The altered lithographs are currently on display at the Ronald Feldman Fine Arts booth in the Armory Show in New York City. They serve as a stark memorial for the animals that have ceased to exist. With their silhouettes on display, it's hard not feel their absence.
Ballengée explains on his website:
We are in the middle of a biodiversity crisis, often referred to as the Holocene or Sixth great extinction. Species are disappearing at upwards of a thousand times the natural rate. Hundreds, perhaps thousands of animals have disappeared from the Americas in recent centuries. Such extinctions started when the Europeans first colonized these new lands and have continued until today with recent losses like the Eastern cougar (2013), the Pinta Island Tortoise (2012), The Florida Fairy shrimp (2011) and many others.

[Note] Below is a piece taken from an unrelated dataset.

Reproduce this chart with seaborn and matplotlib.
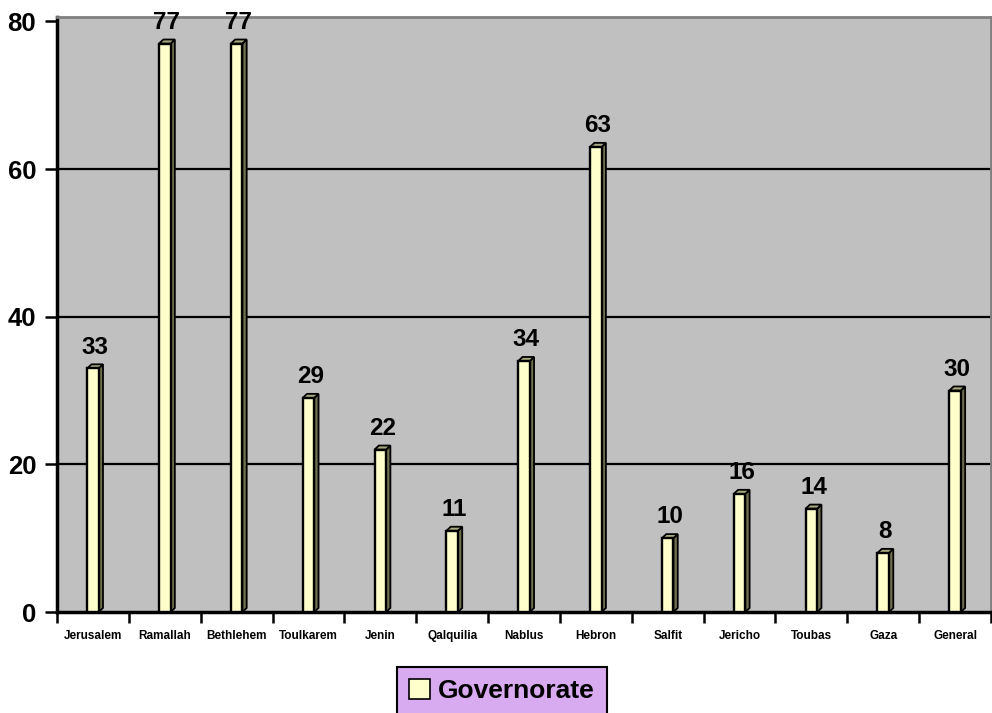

The works currently on display are set up like a Victorian funeral. Each animal comes with an obituary that details the print's origin and how the animal went extinct. The walls are "Victorian" red to symbolize the destructive nature of man. “It’s this idea that was really born in the 19th century, that we could control nature,” he told Hyperallergic. “And as a result, we’re killing everything.”
Also in the booth is a video of the cremation process. The vials—or urns—filled with the cremated animals come with the prints; buyers are encouraged to spread the ashes symbolically.
"The Frameworks of Absence" is accompanied by The Book of the Dead, which comes in PDF form for download.